Tuesday, December 3, 2013

The Disaster Artist - A Book Review



If you haven't seen The Room, you're fortunate.  It is not so much a film as it is an experience and it is not a pleasant experience.  While not quite as cringe-inducing as The Human Centipede or its' sequels, The Room is equally uncomfortable to watch.  To watch The Room is to stare into the heart of madness itself - a chaotic, Lovecraftian madness that goes by the name of Tommy Wiseau.

Wiseau is a man who - had he not been born - would have to be created by Sacha Baron Cohen.  The kindest adjective that might be applied to Wiseau is eccentric.  Independently wealthy through mysterious circumstances, Wiseau has been notoriously evasive about his origins since achieving infamy through his film.  The Disaster Artist does not make Wiseau's past any clearer but it does explain his motivations somewhat.

Co-written by Greg Sestero, who played Mark in The Room in addition to serving (unwillingly) as the movie's Line Producer, The Disaster Artist alternates between two points-in-time.  Told in alternating chapters, half the book is devoted towards the downward spiral that was the making of The Room.  The other half is devoted towards detailing Sestero's life as a young actor in Southern California and how he befriended Wiseau.

Cult film fans will doubtlessly be interested in reading about Wiseau's process or lack thereof.  There is all manner of trivia regarding the shoot, like how Wiseau constructed a roof-top set with green-screen backgrounds in a parking lot rather than using an actual rooftop.  Despite this, the alternating chapters about Wiseau the man and his friendship with Sestero offer far more insight into Wiseau The Artist than anything else.

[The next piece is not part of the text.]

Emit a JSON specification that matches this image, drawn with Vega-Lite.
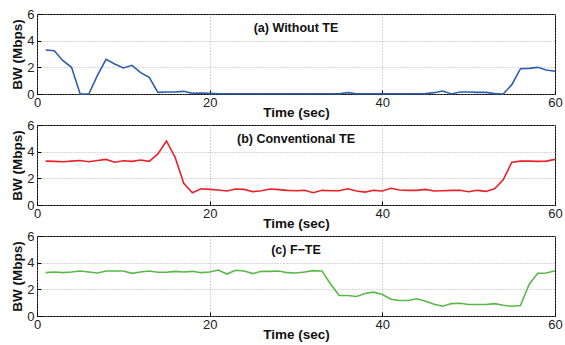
{
  "$schema": "https://vega.github.io/schema/vega-lite/v6.json",
  "padding": {"left": 10, "top": 7, "right": 5, "bottom": 5},
  "background": "white",
  "bounds": "flush",
  "spacing": 31,
  "datasets": {
    "a": [
      {"t":1,"bw":3.3},{"t":2,"bw":3.25},{"t":3,"bw":2.5},{"t":4,"bw":2.0},{"t":5,"bw":0},{"t":6,"bw":0},{"t":7,"bw":1.4},{"t":8,"bw":2.6},{"t":9,"bw":2.25},{"t":10,"bw":1.95},
      {"t":11,"bw":2.15},{"t":12,"bw":1.6},{"t":13,"bw":1.25},{"t":14,"bw":0.12},{"t":15,"bw":0.15},{"t":16,"bw":0.15},{"t":17,"bw":0.2},{"t":18,"bw":0.05},{"t":19,"bw":0.07},{"t":20,"bw":0.05},
      {"t":21,"bw":0.02},{"t":22,"bw":0.02},{"t":23,"bw":0.02},{"t":24,"bw":0.02},{"t":25,"bw":0.02},{"t":26,"bw":0.02},{"t":27,"bw":0.02},{"t":28,"bw":0.02},{"t":29,"bw":0.02},{"t":30,"bw":0.02},
      {"t":31,"bw":0.02},{"t":32,"bw":0.02},{"t":33,"bw":0.02},{"t":34,"bw":0.02},{"t":35,"bw":0.02},{"t":36,"bw":0.1},{"t":37,"bw":0.02},{"t":38,"bw":0.02},{"t":39,"bw":0.02},{"t":40,"bw":0.02},
      {"t":41,"bw":0.02},{"t":42,"bw":0.02},{"t":43,"bw":0.02},{"t":44,"bw":0.02},{"t":45,"bw":0.03},{"t":46,"bw":0.1},{"t":47,"bw":0.22},{"t":48,"bw":0.0},{"t":49,"bw":0.15},{"t":50,"bw":0.15},
      {"t":51,"bw":0.12},{"t":52,"bw":0.12},{"t":53,"bw":0.03},{"t":54,"bw":0.0},{"t":55,"bw":0.7},{"t":56,"bw":1.9},{"t":57,"bw":1.92},{"t":58,"bw":2.0},{"t":59,"bw":1.8},{"t":60,"bw":1.7}
    ],
    "b": [
      {"t":1,"bw":3.29},{"t":2,"bw":3.27},{"t":3,"bw":3.24},{"t":4,"bw":3.29},{"t":5,"bw":3.34},{"t":6,"bw":3.24},{"t":7,"bw":3.34},{"t":8,"bw":3.42},{"t":9,"bw":3.21},{"t":10,"bw":3.32},
      {"t":11,"bw":3.27},{"t":12,"bw":3.37},{"t":13,"bw":3.27},{"t":14,"bw":3.83},{"t":15,"bw":4.8},{"t":16,"bw":3.57},{"t":17,"bw":1.63},{"t":18,"bw":0.92},{"t":19,"bw":1.22},{"t":20,"bw":1.17},
      {"t":21,"bw":1.12},{"t":22,"bw":1.05},{"t":23,"bw":1.2},{"t":24,"bw":1.17},{"t":25,"bw":1.0},{"t":26,"bw":1.07},{"t":27,"bw":1.2},{"t":28,"bw":1.15},{"t":29,"bw":1.1},{"t":30,"bw":1.07},
      {"t":31,"bw":1.1},{"t":32,"bw":0.92},{"t":33,"bw":1.1},{"t":34,"bw":1.07},{"t":35,"bw":1.07},{"t":36,"bw":1.22},{"t":37,"bw":1.05},{"t":38,"bw":0.97},{"t":39,"bw":1.1},{"t":40,"bw":1.05},
      {"t":41,"bw":1.25},{"t":42,"bw":1.12},{"t":43,"bw":1.1},{"t":44,"bw":1.1},{"t":45,"bw":1.17},{"t":46,"bw":1.05},{"t":47,"bw":1.07},{"t":48,"bw":1.1},{"t":49,"bw":1.1},{"t":50,"bw":1.0},
      {"t":51,"bw":1.1},{"t":52,"bw":1.02},{"t":53,"bw":1.22},{"t":54,"bw":1.89},{"t":55,"bw":3.21},{"t":56,"bw":3.29},{"t":57,"bw":3.29},{"t":58,"bw":3.27},{"t":59,"bw":3.29},{"t":60,"bw":3.42}
    ],
    "c": [
      {"t":1,"bw":3.25},{"t":2,"bw":3.3},{"t":3,"bw":3.25},{"t":4,"bw":3.3},{"t":5,"bw":3.38},{"t":6,"bw":3.3},{"t":7,"bw":3.23},{"t":8,"bw":3.38},{"t":9,"bw":3.38},{"t":10,"bw":3.38},
      {"t":11,"bw":3.2},{"t":12,"bw":3.3},{"t":13,"bw":3.38},{"t":14,"bw":3.28},{"t":15,"bw":3.28},{"t":16,"bw":3.35},{"t":17,"bw":3.3},{"t":18,"bw":3.35},{"t":19,"bw":3.25},{"t":20,"bw":3.3},
      {"t":21,"bw":3.45},{"t":22,"bw":3.15},{"t":23,"bw":3.43},{"t":24,"bw":3.38},{"t":25,"bw":3.18},{"t":26,"bw":3.35},{"t":27,"bw":3.35},{"t":28,"bw":3.38},{"t":29,"bw":3.25},{"t":30,"bw":3.23},
      {"t":31,"bw":3.3},{"t":32,"bw":3.4},{"t":33,"bw":3.38},{"t":34,"bw":2.4},{"t":35,"bw":1.54},{"t":36,"bw":1.54},{"t":37,"bw":1.46},{"t":38,"bw":1.69},{"t":39,"bw":1.79},{"t":40,"bw":1.61},
      {"t":41,"bw":1.26},{"t":42,"bw":1.16},{"t":43,"bw":1.16},{"t":44,"bw":1.29},{"t":45,"bw":1.11},{"t":46,"bw":0.88},{"t":47,"bw":0.73},{"t":48,"bw":0.93},{"t":49,"bw":0.96},{"t":50,"bw":0.86},
      {"t":51,"bw":0.86},{"t":52,"bw":0.86},{"t":53,"bw":0.93},{"t":54,"bw":0.81},{"t":55,"bw":0.73},{"t":56,"bw":0.78},{"t":57,"bw":2.37},{"t":58,"bw":3.2},{"t":59,"bw":3.23},{"t":60,"bw":3.4}
    ]
  },
  "config": {
    "font": "Liberation Sans",
    "view": {"stroke": "#000000", "strokeWidth": 1},
    "axis": {
      "domain": false,
      "grid": true,
      "gridColor": "#9a9a9a",
      "gridDash": [1, 2],
      "gridWidth": 0.8,
      "tickColor": "#000000",
      "tickSize": -4,
      "labelFontSize": 13,
      "labelColor": "#222222",
      "labelFont": "Liberation Sans",
      "titleFont": "Liberation Sans",
      "titleFontSize": 13.5,
      "titleFontWeight": "bold",
      "titleColor": "#111111"
    },
    "axisX": {"labelPadding": 6, "titlePadding": -4, "labelFlush": false},
    "axisY": {"labelPadding": 7, "titlePadding": 2},
    "title": {"font": "Liberation Sans", "fontSize": 12.5, "fontWeight": "bold", "color": "#111111", "offset": -26, "anchor": "middle"}
  },
  "vconcat": [
    {
      "width": 518, "height": 80,
      "title": "(a) Without TE",
      "data": {"name": "a"},
      "mark": {"type": "line", "color": "#2F5EAD", "strokeWidth": 1.6},
      "encoding": {
        "x": {"field": "t", "type": "quantitative", "scale": {"domain": [0, 60], "nice": false}, "axis": {"values": [0, 20, 40, 60], "title": "Time (sec)"}},
        "y": {"field": "bw", "type": "quantitative", "scale": {"domain": [0, 6], "nice": false}, "axis": {"values": [0, 2, 4, 6], "title": "BW (Mbps)"}}
      }
    },
    {
      "width": 518, "height": 80,
      "title": "(b) Conventional TE",
      "data": {"name": "b"},
      "mark": {"type": "line", "color": "#E8222A", "strokeWidth": 1.6},
      "encoding": {
        "x": {"field": "t", "type": "quantitative", "scale": {"domain": [0, 60], "nice": false}, "axis": {"values": [0, 20, 40, 60], "title": "Time (sec)"}},
        "y": {"field": "bw", "type": "quantitative", "scale": {"domain": [0, 6], "nice": false}, "axis": {"values": [0, 2, 4, 6], "title": "BW (Mbps)"}}
      }
    },
    {
      "width": 518, "height": 80,
      "title": "(c) F\u2212TE",
      "data": {"name": "c"},
      "mark": {"type": "line", "color": "#58B947", "strokeWidth": 1.6},
      "encoding": {
        "x": {"field": "t", "type": "quantitative", "scale": {"domain": [0, 60], "nice": false}, "axis": {"values": [0, 20, 40, 60], "title": "Time (sec)"}},
        "y": {"field": "bw", "type": "quantitative", "scale": {"domain": [0, 6], "nice": false}, "axis": {"values": [0, 2, 4, 6], "title": "BW (Mbps)"}}
      }
    }
  ]
}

Sestero and co-author Tom Bissell paint Wiseau as an overgrown man-child - a poor little rich boy who never learned how to make friends and tried to buy the life he wanted.  This seems as likely an explanation as any for many scenes in The Room that serve no purpose other than to establish Tommy's character Johnny as a popular, well-respected man - i.e. the sort of man Wiseau wishes he was but is incapable of being due to his crippling insecurities and control issues.

There lies the grand irony of this book.  By exposing Wiseau at his most inhuman, Sestero inspires sympathy for the devil.  Wiseau's antics on the set inspire pity rather than outrage as one senses he really doesn't know any better.  Likewise, Sestero himself manages not to come off as a back-stabbing opportunist even as he lays his relationship with Wiseau bare.  He is quick to praise Wiseau for his generosity and notes that Tommy gave him the emotional support Sestero's family didn't as he was trying to make it, thus taking the edge off when he tells tales of Wiseau's legendary miserliness on the set and his numerous breakdowns off of it.

While it's not worth reading more than once, The Disaster Artist is worth picking up at the library.  It has a lot to offer whether you're a fan of cult cinema, an aspiring actor interesting in reading about another actor's attempts to make it or the sort of person who slows down to look at the car crashes on the side of the freeway.  Aficionados of The Room may be disappointed there is less about the film than there is about the people behind it but they can easily skip half the book if it bothers them that much.